Now we’re ready to describe the buttons and when to use them.

In the README.md file we can use plain Markdown—no YAML necessary—to describe the buttons:

The buttons use our primary colour to draw attention and stand out. Each button has a specific purpose:

- The regular buttons are for cards, forms and where the background is a light colour
- The light buttons are for dark background areas
- The ghost buttons should be used exclusively on banners where the background is an image

Feel free to mix them with the `font-size` classes to make different sizes of buttons.

Once we’re happy with the description we can build the buttons pattern into our library…

6 Generate in Patternbot

When we want to render new patterns into the library or when we want to update the content from the README.md we need Patternbot.
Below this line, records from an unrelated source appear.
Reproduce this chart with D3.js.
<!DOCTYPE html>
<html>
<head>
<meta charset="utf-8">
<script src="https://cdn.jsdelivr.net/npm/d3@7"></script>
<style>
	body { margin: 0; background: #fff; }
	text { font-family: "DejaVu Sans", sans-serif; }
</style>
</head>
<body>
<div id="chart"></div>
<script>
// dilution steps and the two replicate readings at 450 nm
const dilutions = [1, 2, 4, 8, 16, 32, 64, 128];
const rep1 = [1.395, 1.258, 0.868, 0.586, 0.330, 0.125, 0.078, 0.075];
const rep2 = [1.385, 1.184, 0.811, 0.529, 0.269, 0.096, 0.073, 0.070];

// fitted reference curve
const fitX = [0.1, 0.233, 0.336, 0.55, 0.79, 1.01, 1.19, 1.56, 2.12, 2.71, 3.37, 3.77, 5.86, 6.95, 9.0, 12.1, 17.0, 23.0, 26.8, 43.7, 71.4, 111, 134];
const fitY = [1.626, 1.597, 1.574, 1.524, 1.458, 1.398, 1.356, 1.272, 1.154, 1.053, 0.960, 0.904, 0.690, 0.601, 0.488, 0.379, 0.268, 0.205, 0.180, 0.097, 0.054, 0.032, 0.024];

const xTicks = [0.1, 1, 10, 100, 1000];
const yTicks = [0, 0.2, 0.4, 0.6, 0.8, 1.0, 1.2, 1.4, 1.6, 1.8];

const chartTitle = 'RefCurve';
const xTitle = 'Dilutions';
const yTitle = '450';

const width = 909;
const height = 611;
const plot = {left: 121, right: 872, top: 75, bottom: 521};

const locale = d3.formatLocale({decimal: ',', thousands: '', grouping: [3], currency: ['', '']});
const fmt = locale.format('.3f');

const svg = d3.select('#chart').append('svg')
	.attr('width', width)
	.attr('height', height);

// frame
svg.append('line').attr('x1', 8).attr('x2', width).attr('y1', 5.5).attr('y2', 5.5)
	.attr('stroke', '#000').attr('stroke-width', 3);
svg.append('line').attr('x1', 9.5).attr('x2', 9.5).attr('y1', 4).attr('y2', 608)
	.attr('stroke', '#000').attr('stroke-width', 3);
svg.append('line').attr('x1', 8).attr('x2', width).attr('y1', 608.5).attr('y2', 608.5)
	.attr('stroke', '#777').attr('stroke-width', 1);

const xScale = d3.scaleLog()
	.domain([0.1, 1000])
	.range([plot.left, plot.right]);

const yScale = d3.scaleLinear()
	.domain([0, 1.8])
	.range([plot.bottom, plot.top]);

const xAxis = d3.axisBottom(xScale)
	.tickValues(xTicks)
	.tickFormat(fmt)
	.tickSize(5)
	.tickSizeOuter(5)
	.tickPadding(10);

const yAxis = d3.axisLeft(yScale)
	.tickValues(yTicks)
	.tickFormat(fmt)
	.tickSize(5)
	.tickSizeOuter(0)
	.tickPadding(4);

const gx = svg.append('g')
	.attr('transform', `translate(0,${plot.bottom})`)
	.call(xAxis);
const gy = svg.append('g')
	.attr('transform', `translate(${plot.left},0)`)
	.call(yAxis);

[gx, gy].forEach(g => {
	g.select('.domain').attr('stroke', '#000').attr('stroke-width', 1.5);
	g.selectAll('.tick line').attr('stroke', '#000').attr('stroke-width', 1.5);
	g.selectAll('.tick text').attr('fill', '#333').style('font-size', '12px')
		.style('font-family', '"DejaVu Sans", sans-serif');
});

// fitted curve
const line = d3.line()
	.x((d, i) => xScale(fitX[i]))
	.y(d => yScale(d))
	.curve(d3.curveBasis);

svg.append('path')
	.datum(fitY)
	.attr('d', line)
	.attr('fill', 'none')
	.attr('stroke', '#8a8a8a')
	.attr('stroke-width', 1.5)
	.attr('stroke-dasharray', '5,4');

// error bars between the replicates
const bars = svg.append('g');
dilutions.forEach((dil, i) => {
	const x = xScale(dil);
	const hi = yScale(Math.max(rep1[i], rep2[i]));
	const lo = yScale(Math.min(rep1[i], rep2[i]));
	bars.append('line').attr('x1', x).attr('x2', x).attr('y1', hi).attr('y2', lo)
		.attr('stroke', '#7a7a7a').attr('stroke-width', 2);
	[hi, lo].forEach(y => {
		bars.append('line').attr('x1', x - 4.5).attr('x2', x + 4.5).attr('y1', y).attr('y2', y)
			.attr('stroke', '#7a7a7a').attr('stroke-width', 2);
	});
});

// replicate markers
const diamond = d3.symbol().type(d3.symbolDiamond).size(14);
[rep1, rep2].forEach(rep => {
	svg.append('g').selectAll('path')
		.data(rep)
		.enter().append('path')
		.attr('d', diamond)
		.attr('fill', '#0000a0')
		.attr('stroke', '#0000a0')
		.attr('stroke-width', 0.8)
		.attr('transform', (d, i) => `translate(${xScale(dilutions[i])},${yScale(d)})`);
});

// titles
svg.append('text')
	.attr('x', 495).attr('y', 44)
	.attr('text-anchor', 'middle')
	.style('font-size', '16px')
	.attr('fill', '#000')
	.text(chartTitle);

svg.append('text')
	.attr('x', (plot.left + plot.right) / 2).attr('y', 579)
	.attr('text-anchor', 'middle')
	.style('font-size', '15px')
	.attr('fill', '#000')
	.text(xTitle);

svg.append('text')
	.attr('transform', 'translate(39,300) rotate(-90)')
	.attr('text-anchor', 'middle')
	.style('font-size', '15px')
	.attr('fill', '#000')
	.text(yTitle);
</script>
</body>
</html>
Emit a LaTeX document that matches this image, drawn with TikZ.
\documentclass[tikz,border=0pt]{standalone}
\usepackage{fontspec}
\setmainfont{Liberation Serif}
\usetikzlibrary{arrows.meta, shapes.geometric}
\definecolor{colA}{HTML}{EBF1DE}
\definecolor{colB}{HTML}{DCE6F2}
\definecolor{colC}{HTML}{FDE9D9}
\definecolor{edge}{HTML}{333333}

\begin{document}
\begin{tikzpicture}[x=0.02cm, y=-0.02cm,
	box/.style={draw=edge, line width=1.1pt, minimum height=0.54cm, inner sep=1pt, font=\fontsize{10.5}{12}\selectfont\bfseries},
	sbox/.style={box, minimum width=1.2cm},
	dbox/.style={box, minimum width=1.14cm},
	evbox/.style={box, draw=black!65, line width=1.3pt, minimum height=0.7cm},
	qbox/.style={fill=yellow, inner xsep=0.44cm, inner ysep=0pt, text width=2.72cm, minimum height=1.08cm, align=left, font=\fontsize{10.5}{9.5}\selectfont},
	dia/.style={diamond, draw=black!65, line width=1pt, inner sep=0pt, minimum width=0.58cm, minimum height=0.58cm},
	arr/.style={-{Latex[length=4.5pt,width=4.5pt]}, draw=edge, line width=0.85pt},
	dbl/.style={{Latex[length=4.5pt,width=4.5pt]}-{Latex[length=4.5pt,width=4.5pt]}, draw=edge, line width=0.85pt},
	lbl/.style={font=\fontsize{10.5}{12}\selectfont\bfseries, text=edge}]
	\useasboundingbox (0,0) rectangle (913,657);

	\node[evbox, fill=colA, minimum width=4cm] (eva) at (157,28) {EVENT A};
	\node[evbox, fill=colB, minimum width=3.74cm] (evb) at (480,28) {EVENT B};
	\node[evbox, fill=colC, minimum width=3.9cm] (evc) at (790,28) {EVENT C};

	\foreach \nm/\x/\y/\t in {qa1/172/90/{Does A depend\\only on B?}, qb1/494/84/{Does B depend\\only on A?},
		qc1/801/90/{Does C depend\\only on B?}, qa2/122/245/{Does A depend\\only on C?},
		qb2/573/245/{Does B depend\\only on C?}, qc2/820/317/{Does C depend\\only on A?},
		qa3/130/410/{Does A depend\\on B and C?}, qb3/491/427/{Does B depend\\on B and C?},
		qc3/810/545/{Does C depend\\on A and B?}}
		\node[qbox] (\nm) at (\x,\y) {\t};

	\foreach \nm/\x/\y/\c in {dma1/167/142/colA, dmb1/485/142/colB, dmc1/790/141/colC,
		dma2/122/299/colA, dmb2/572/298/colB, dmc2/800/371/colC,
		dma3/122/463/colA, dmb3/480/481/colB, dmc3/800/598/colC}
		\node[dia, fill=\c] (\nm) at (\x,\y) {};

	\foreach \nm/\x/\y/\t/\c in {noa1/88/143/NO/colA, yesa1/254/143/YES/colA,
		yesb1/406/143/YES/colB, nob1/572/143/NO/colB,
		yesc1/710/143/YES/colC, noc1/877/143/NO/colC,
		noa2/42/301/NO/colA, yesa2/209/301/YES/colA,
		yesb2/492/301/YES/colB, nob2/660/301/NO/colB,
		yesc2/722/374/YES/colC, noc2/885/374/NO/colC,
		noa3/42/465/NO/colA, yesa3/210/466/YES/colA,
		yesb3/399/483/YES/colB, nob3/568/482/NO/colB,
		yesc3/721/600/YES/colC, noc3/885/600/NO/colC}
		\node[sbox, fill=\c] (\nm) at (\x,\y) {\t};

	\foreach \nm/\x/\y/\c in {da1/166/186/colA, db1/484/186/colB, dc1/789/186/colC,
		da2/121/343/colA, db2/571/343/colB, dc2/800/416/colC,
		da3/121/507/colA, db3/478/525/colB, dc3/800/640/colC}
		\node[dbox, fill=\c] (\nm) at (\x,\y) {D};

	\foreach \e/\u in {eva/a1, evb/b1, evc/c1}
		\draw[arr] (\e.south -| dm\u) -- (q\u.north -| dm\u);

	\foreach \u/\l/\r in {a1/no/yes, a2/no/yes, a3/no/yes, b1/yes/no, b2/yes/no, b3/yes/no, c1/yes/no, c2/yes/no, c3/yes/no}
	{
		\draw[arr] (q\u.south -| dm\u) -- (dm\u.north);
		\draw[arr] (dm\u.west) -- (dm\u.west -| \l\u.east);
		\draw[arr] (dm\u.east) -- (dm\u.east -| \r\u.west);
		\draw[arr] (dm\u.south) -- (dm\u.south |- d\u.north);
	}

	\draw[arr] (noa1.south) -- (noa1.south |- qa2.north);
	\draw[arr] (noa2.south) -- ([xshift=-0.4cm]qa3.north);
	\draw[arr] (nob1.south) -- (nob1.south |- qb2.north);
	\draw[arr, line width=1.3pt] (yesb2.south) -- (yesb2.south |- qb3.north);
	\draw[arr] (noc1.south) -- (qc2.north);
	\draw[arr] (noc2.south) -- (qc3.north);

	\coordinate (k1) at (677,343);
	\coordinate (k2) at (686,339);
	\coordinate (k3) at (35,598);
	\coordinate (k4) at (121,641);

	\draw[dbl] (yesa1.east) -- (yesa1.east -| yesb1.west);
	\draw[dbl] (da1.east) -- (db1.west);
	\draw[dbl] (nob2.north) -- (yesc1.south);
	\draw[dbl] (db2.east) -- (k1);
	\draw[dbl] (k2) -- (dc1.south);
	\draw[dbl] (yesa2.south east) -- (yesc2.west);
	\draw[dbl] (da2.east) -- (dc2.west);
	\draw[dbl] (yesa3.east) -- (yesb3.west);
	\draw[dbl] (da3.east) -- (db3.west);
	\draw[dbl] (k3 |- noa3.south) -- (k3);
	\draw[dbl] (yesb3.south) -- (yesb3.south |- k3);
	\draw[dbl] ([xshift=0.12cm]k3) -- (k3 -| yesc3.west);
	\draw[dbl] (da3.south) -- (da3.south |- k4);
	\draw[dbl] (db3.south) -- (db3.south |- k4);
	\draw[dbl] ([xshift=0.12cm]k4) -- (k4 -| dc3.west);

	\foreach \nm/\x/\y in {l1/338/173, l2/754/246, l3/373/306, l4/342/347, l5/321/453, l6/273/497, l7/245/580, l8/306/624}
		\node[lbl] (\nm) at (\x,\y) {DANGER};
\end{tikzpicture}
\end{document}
So drop your ecommerce-pattern-library folder into Patternbot. Then press ⌘B to view it.

If you click the “Buttons” link in the navigation you should see everything you’ve done.

When & when-not to use Patternbot

You don’t have to re-generate your whole library in Patternbot every time you make a small change—that’s too much waiting, so here are some scenarios:

  • “I changed a colour in the buttons.css file”
    Open your buttons.html file directly in the browser (like you’re used to) to see the changes.

  • “I added another button to the buttons.html
    Open your buttons.html file directly in the browser (like you’re used to) to see the changes.

  • “I fixed some grammar in the buttons README.md
    Regenerate your library with Patternbot and view with localhost (⌘B).

  • “I added a new pattern to my library”
    Regenerate your library with Patternbot and view with localhost (⌘B).

When working specifically on a single pattern open the HTML file directly in the browser. When adjusting the display of the pattern library page use Patternbot.

Drop it into Markbot

Drop the final, coded exercise into Markbot and fix all the errors until Markbot gives you all green (and maybe a little yellow).

Be sure to keep the green check open to show the teacher!

  1. Can’t submit

    Markbot won’t let you submit this exercise because it’s getting checked by the teacher during class.